Desde novembro, quando a LOL virou seu ganha-pão, Sara contabiliza ter vendido pouco mais de dez mil bonequinhas. Sua renda mensal com o negócio é de cerca de R$ 15 mil.
A Candide, marca que traz as LOL para o Brasil, não revela números de venda ou faturamento obtido com os modelos. Bruno Verea, gerente de Marketing da empresa, diz que a boneca “é sucesso em todos os mercados em que foi lançada”. O brinquedo é desenvolvido nos Estados Unidos e fabricado na China. Segundo ele, a carga tributária brasileira é a responsável pelo alto valor das bonecas por aqui. Nos EUA, é possível encontrar bonecas LOL por US$ 9,99, cerca de R$ 36.

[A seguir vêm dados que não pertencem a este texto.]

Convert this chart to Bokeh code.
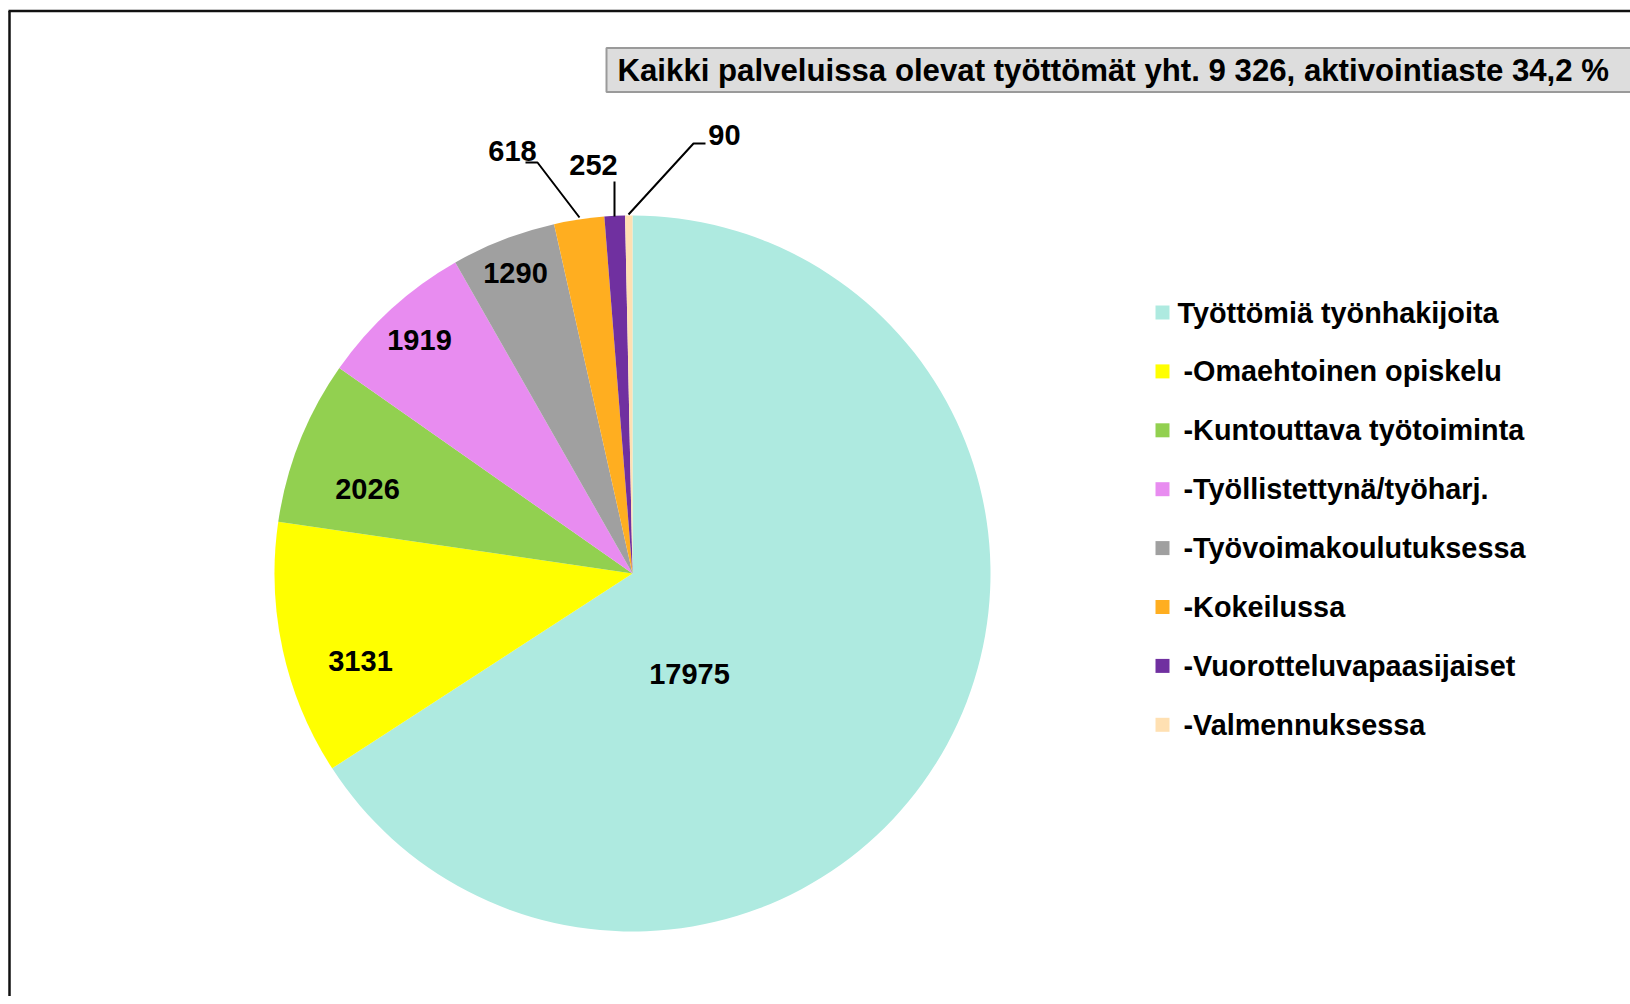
import math
from bokeh.plotting import figure
from bokeh.models import Range1d, ColumnDataSource
from bokeh.core.properties import value
from bokeh.embed import file_html
from bokeh.resources import INLINE

# ---- data ----
categories = [
    "Työttömiä työnhakijoita",
    "-Omaehtoinen opiskelu",
    "-Kuntouttava työtoiminta",
    "-Työllistettynä/työharj.",
    "-Työvoimakoulutuksessa",
    "-Kokeilussa",
    "-Vuorotteluvapaasijaiset",
    "-Valmennuksessa",
]
values = [17975, 3131, 2026, 1919, 1290, 618, 252, 90]
colors = ["#AEEAE0", "#FFFF00", "#92D050", "#E88CF0", "#A0A0A0", "#FFAE20", "#7030A0", "#FFE0B2"]
title_text = "Kaikki palveluissa olevat työttömät yht. 9 326, aktivointiaste 34,2 %"

# ---- layout (screen pixels) ----
W, H = 1630, 996
def sy(y):
    return 1004 - y

CX, CY, R = 632, 573, 358
label_pos = [(689, 673), (360, 660), (367, 488), (419, 339), (515, 272),
             (512, 150), (593, 164), (724, 134)]
leaders = [
    [(525, 162), (537, 162), (579, 217)],
    [(614, 181), (614, 216)],
    [(705, 143), (693, 143), (628, 214)],
]
FONT = value("Liberation Sans")

p = figure(width=W, height=H, output_backend="svg", toolbar_location=None,
           x_range=Range1d(0, W), y_range=Range1d(1004 - H, 1004),
           min_border=0, min_border_left=0, min_border_right=0,
           min_border_top=0, min_border_bottom=0)
p.xaxis.visible = False
p.yaxis.visible = False
p.grid.visible = False
p.outline_line_color = None
p.background_fill_color = "white"
p.border_fill_color = "white"

# frame border (left and top visible)
p.segment(x0=[9, 8], y0=[sy(10.5), sy(10.5)], x1=[9, 1640], y1=[sy(1010), sy(10.5)],
          line_color="#111111", line_width=2.5)

# pie
total = float(sum(values))
starts, ends = [], []
cum = 0.0
for v in values:
    starts.append(math.pi / 2 - 2 * math.pi * cum / total)
    cum += v
    ends.append(math.pi / 2 - 2 * math.pi * cum / total)
src = ColumnDataSource(dict(start=starts, end=ends, color=colors, cat=categories, val=values))
p.wedge(x=CX, y=sy(CY), radius=R, start_angle="start", end_angle="end",
        direction="clock", fill_color="color", line_color=None, source=src)

# leader lines
for pts in leaders:
    p.line(x=[a for a, b in pts], y=[sy(b) for a, b in pts], line_color="black", line_width=2)

# data labels
p.text(x=[a for a, b in label_pos], y=[sy(b) for a, b in label_pos],
       text=[str(v) for v in values], text_font=FONT, text_font_style="bold",
       text_font_size="29px", text_align="center", text_baseline="middle",
       text_color="black")

# title box
p.quad(left=606, right=1660, top=sy(47.5), bottom=sy(91.5), fill_color="#DDDDDD",
       line_color="#9A9A9A", line_width=2)
p.text(x=[617], y=[sy(70)], text=[title_text], text_font=FONT, text_font_style="bold",
       text_font_size="31.2px", text_align="left", text_baseline="middle", text_color="black")

# legend
LX, LY0, DY = 1162, 312, 58.9
ys = [sy(LY0 + i * DY) for i in range(len(categories))]
p.rect(x=[LX] * len(categories), y=ys, width=14, height=14, fill_color=colors, line_color=None)
lx = [1177 if not c.startswith("-") else 1183 for c in categories]
p.text(x=lx, y=ys, text=categories, text_font=FONT, text_font_style="bold",
       text_font_size="28.8px", text_align="left", text_baseline="middle", text_color="black")

open("out.html", "w").write(file_html(p, INLINE))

Para ajudar as filhas a completar as extensas coleções, muitas mães criaram redes para troca e também venda de modelos repetidos. Milena, por exemplo, é administradora do maior grupo de Facebook dedicado às miniaturas. Com receio de terem suas pequenas joias roubadas, elas preferem combinar as trocas caso a caso, em vez de fazê-las em grupo, como nos encontros para trocar figurinhas da Copa em shoppings e outros locais públicos.

Fiz muitas trocas com pessoas que conheci nas redes sociais. Isso também me possibilitou conhecer várias mães e fazer novas amigas conta Milena, que já fez várias viagens para o interior de São Paulo só para colocar as mãos em modelos raros de LOL.
Perguntada sobre o maior desembolso feito por uma delas, ela titubeou e preferiu não revelar o preço:
Meu marido não imagina o quanto gastei — justificou.
Falsificações no comércio popular
A valorização das bonecas, como seria de se esperar, rapidamente se popularizou e provocou uma onda de falsificações. Na Rua 25 de Março, coração do comércio popular de São Paulo, ambulantes e mesmo lojas vendem réplicas das bonecas bem mais baratas. Procurando bem, é possível pagar até R$ 10. O mesmo já se pode ver nos camelôs do Centro do Rio, na região da Saara.
Mas os ambulantes não conseguem enganar as colecionadoras, que dizem perceber “de longe” que a boneca não é original. Sara diz que a diferença, além da aparência, é que a “original tem o código da MGA nas costas e o nome da marca no queixo”. Por conta das réplicas, as mães não confiam no envio das bonecas de troca pelos Correios.
Vamos pessoalmente, assim não tem chance de receber uma cópia conta Milena.
Especialistas em comportamento infantil alertam para o risco de estimular o consumo desequilibrado em crianças com modelos de caráter colecionável que têm a surpresa como elemento de atração, como é o caso das bonequinhas LOL. Mariana Sá, cofundadora do Movimento Infância Livre de Consumismo, destaca um fenômeno contemporâneo: os pais querem que os filhos estejam satisfeitos e completamente inseridos no grupo social. Como geralmente ficam muitas horas longe dos filhos no trabalho, podem ceder facilmente a pedidos recorrentes das crianças como forma de compensá-los e garantir de forma instantânea que se sintam felizes e incluídos.
Uma coleção deste tamanho é um estímulo da sociedade de consumo, da publicidade e do marketing, com o recente fenômeno do unpacking nas redes sociais diz Mariana.
Ela se refere ao ato de desembalar, numa tradução livre, cada vez mais presente nas redes sociais. Vídeos com unpacking geralmente trazem crianças ou adultos abrindo embalagens de brinquedos para revelar o que há dentro e as funcionalidades dos produtos.
A obtenção da satisfação e do prazer por meio do ato de adquirir e acumular objetos faz com que percamos a chance de exercitar outras fontes de prazer como brincar, as relações de amizade e as trocas viabilizadas pelos encontros. E até mesmo os conflitos com outras crianças alerta Mariana.